→ WHAT YOU SHOULD DO: Below are records that hold pictures; write out only the lines from their start through the line with "color='#ececec', fontsize=10.5)", exactly, and drop the pictures.

>> Begin EXTRACTED RECORDS

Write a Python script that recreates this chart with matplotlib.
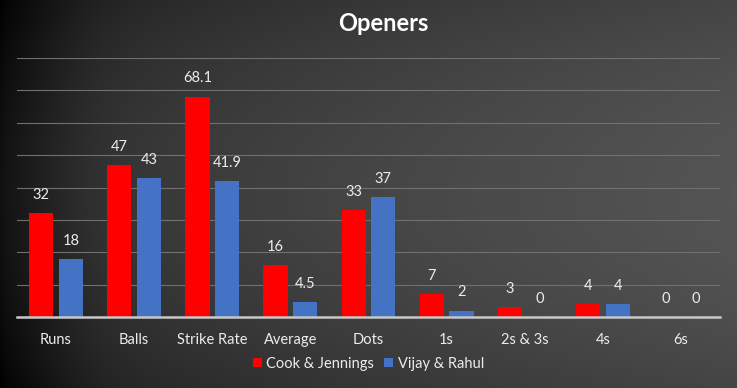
import numpy as np
import matplotlib.pyplot as plt

categories = ['Runs', 'Balls', 'Strike Rate', 'Average', 'Dots', '1s', '2s & 3s', '4s', '6s']
cook_jennings = [32, 47, 68.1, 16, 33, 7, 3, 4, 0]
vijay_rahul = [18, 43, 41.9, 4.5, 37, 2, 0, 4, 0]
series_names = ['Cook & Jennings', 'Vijay & Rahul']

plt.rcParams['font.family'] = ['Lato', 'DejaVu Sans']

fig = plt.figure(figsize=(7.37, 3.88), dpi=100)

# background gradient, dark on the left, lighter to the right
bg = fig.add_axes([0, 0, 1, 1])
xx, yy = np.meshgrid(np.linspace(0, 1, 300), np.linspace(0, 1, 160))
shade = 0.13 + 0.20 * np.sqrt(xx) - 0.06 * (yy - 0.5) ** 2 * 4
shade -= 0.07 * np.exp(-((xx - 0.0) ** 2) / 0.01)
img = np.dstack([shade, shade, shade])
bg.imshow(img, aspect='auto', extent=[0, 1, 0, 1], origin='upper')
bg.axis('off')

ax = fig.add_axes([17 / 737, (388 - 317) / 388, (720 - 17) / 737, (317 - 58) / 388])
ax.patch.set_alpha(0)

x = np.arange(len(categories))
w = 0.31
off = 0.19
b1 = ax.bar(x - off, cook_jennings, w, color='#ff0000', label=series_names[0], zorder=3)
b2 = ax.bar(x + off, vijay_rahul, w, color='#4472c4', label=series_names[1], zorder=3)

for bars, vals in ((b1, cook_jennings), (b2, vijay_rahul)):
    for b, v in zip(bars, vals):
        lab = '%g' % v
        ax.annotate(lab, (b.get_x() + b.get_width() / 2, v), xytext=(0, 8),
                    textcoords='offset points', ha='center', va='bottom',
                    color='#ececec', fontsize=10.5)

ax.set_ylim(0, 80)
ax.set_xlim(-0.5, len(categories) - 0.5)
ax.set_yticks(np.arange(0, 81, 10))
ax.yaxis.grid(True, color='#707070', linewidth=0.8, zorder=0)
ax.tick_params(axis='y', left=False, labelleft=False)
ax.tick_params(axis='x', bottom=False, colors='#ececec', labelsize=10.5, pad=8)
ax.set_xticks(x)
ax.set_xticklabels(categories)
for s in ['top', 'right', 'left']:
    ax.spines[s].set_visible(False)
ax.spines['bottom'].set_color('#c8c8c8')
ax.spines['bottom'].set_linewidth(1.8)
ax.spines['bottom'].set_zorder(4)

fig.text(0.52, 0.94, 'Openers', ha='center', va='center', color='white',
         fontsize=17, fontweight='bold')

leg = fig.legend(loc='center', bbox_to_anchor=(0.5, 0.062), ncol=2, frameon=False,
                 handlelength=0.6, handleheight=0.6, handletextpad=0.3,
                 columnspacing=0.7, fontsize=10.5)
for t in leg.get_texts():
    t.set_color('#ececec')

fig.savefig('out.png', dpi=100)
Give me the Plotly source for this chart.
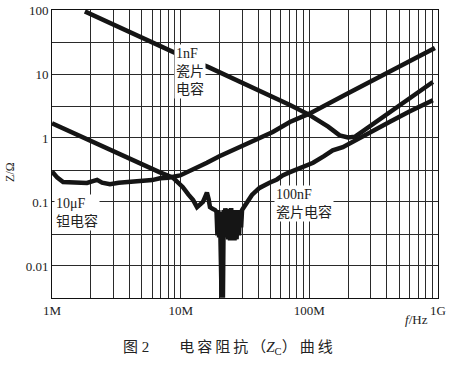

>> End EXTRACTED RECORDS

→ TASK OUTPUT:
Write a Python script that recreates this chart with matplotlib.
import numpy as np
import matplotlib.pyplot as plt

categories = ['Runs', 'Balls', 'Strike Rate', 'Average', 'Dots', '1s', '2s & 3s', '4s', '6s']
cook_jennings = [32, 47, 68.1, 16, 33, 7, 3, 4, 0]
vijay_rahul = [18, 43, 41.9, 4.5, 37, 2, 0, 4, 0]
series_names = ['Cook & Jennings', 'Vijay & Rahul']

plt.rcParams['font.family'] = ['Lato', 'DejaVu Sans']

fig = plt.figure(figsize=(7.37, 3.88), dpi=100)

# background gradient, dark on the left, lighter to the right
bg = fig.add_axes([0, 0, 1, 1])
xx, yy = np.meshgrid(np.linspace(0, 1, 300), np.linspace(0, 1, 160))
shade = 0.13 + 0.20 * np.sqrt(xx) - 0.06 * (yy - 0.5) ** 2 * 4
shade -= 0.07 * np.exp(-((xx - 0.0) ** 2) / 0.01)
img = np.dstack([shade, shade, shade])
bg.imshow(img, aspect='auto', extent=[0, 1, 0, 1], origin='upper')
bg.axis('off')

ax = fig.add_axes([17 / 737, (388 - 317) / 388, (720 - 17) / 737, (317 - 58) / 388])
ax.patch.set_alpha(0)

x = np.arange(len(categories))
w = 0.31
off = 0.19
b1 = ax.bar(x - off, cook_jennings, w, color='#ff0000', label=series_names[0], zorder=3)
b2 = ax.bar(x + off, vijay_rahul, w, color='#4472c4', label=series_names[1], zorder=3)

for bars, vals in ((b1, cook_jennings), (b2, vijay_rahul)):
    for b, v in zip(bars, vals):
        lab = '%g' % v
        ax.annotate(lab, (b.get_x() + b.get_width() / 2, v), xytext=(0, 8),
                    textcoords='offset points', ha='center', va='bottom',
                    color='#ececec', fontsize=10.5)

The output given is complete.